Вацлав Вацлавович, кто из писателей и неписателей XX – XXI веков является продолжателем этой пржевальско-чеховской традиции, кто может быть назван подвижником?

ВАЦЛАВ МИХАЛЬСКИЙ. Игорь Александрович Моисеев.

Я не один год был знаком с великим русским балетмейстером. Он, что называется, на ровном месте создал Ансамбль Моисеева и руководил им 70 лет. Я рад, что в свое время под редакцией моей старшей дочери Татьяны в нашем издательстве "Согласие" мы издали книгу Игоря Моисеева "Я вспоминаю…", сейчас это библиографическая редкость.

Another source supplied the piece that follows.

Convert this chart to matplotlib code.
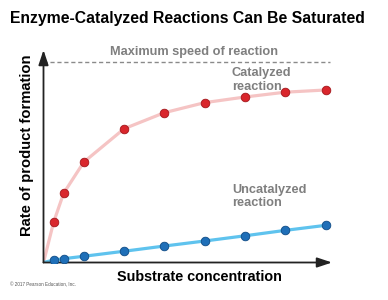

Игорь Александрович Моисеев был именно человеком "подвига, веры и ясно осознанной цели". Его ансамбль народного танца подарил минуты счастья и возвышения духа миллионам зрителей в 55 странах земного шара. В некоторых из них они бывали десятки раз.

В восемьдесят лет Игорь Моисеев сказал: "Если какой-нибудь артист говорит мне, что заданное движение невозможно сделать, я встаю и делаю…"

Мне приходилось бывать на репетициях Ансамбля, все было именно так, как сказал Игорь Александрович.

Отец у Игоря Александровича был русский дворянин из Орловской губернии, мать – полуфранцуженка, полурумынка из Парижа, где работала модисткой, по-нашему белошвейкой. В Париже они и познакомились. Переехали в Россию, где родился и вырос великий артист Игорь Моисеев. Вот так у нас обстоят дела с русскостью, о которой пишет в своей статье Лев Аннинский. Помню, когда я разглядывал фотографию Игоря Моисеева с великим американским балетмейстером Джоржем Баланчиным, он заметил, что "Жора Баланчивадзе прекрасно начинал в Петербурге".

ЮРИЙ ПАВЛОВ. "Дождь" мне видится одним из самых сильных среди ранних рассказов Вацлава Михальского. Я, в частности, обратил внимание на следующие слова героя, которые воспринял как собственное признание Вацлава Михальского: "Давным-давно позабылись имена и лица моих дружков, а Лена-дурочка почему-то осталась в моей памяти четкой цветной фотографией". Я сделал такой вывод из-за тряпичной куклы, которую качала Лена. О том, что картина не выветрилась из памяти писателя, думаю, свидетельствует эпизод, появившийся более чем через двадцать лет в романе "Тайные милости". Сумасшедшая Марьяна баюкает, укачивает тряпичную куклу, которая, по версии главного героя Георгия, является символом задушенной любви, нерожденного ребенка Георгия и Марьяны.

Вацлав Вацлавович, насколько верна моя версия и есть ли внутренняя связь между героинями "Дождя" и "Тайных милостей"?

ВАЦЛАВ МИХАЛЬСКИЙ. Да. Связь, конечно, есть. Кажется, Блок сказал, что всякий художник всю жизнь пишет одну книгу.

ЮРИЙ ПАВЛОВ. Эпопея "Весна в Карфагене" (ее составили шесть романов: "Весна в Карфагене", "Одинокому везде пустыня", "Для радости нужны двое", "Храм согласия", "Прощеное воскресенье", "Ave Maria") уникальна во многих отношениях, в том числе и в жанровом.

Это, условно говоря, – роман-эпопея в сносках. Их я насчитал двести шестьдесят. Ничего подобного в русской и мировой литературе до сих пор не было. На сноски в романе, естественно, уже обратили внимание критики. У Ирины Николаевой "сноски вызывают недоумение и легкую улыбку: вещи и понятия, которые комментируются, очевидны, но это только на первый взгляд…". Принципиально иначе воспринял сноски эпопеи Лев Аннинский: "Замечательны сноски Михальского. В них он объясняет читателю, кто такие: Мата Хари, Надежда Дурова, Габриэль Шанель и блаженный Августин, как звучит в подлиннике общеизвестная цитата из Канта, что именно сказал о ремесленниках от искусства Болеслав Прус и где служил генерал Брусилов в 1917–1920-е годы. Я с удовлетворением прочел у Михальского, что такое ВЦИК и кто такие особисты. Но когда он объяснил в специальной сноске, что такое колхоз… вот тут-то я и почувствовал, как стремительно летит История".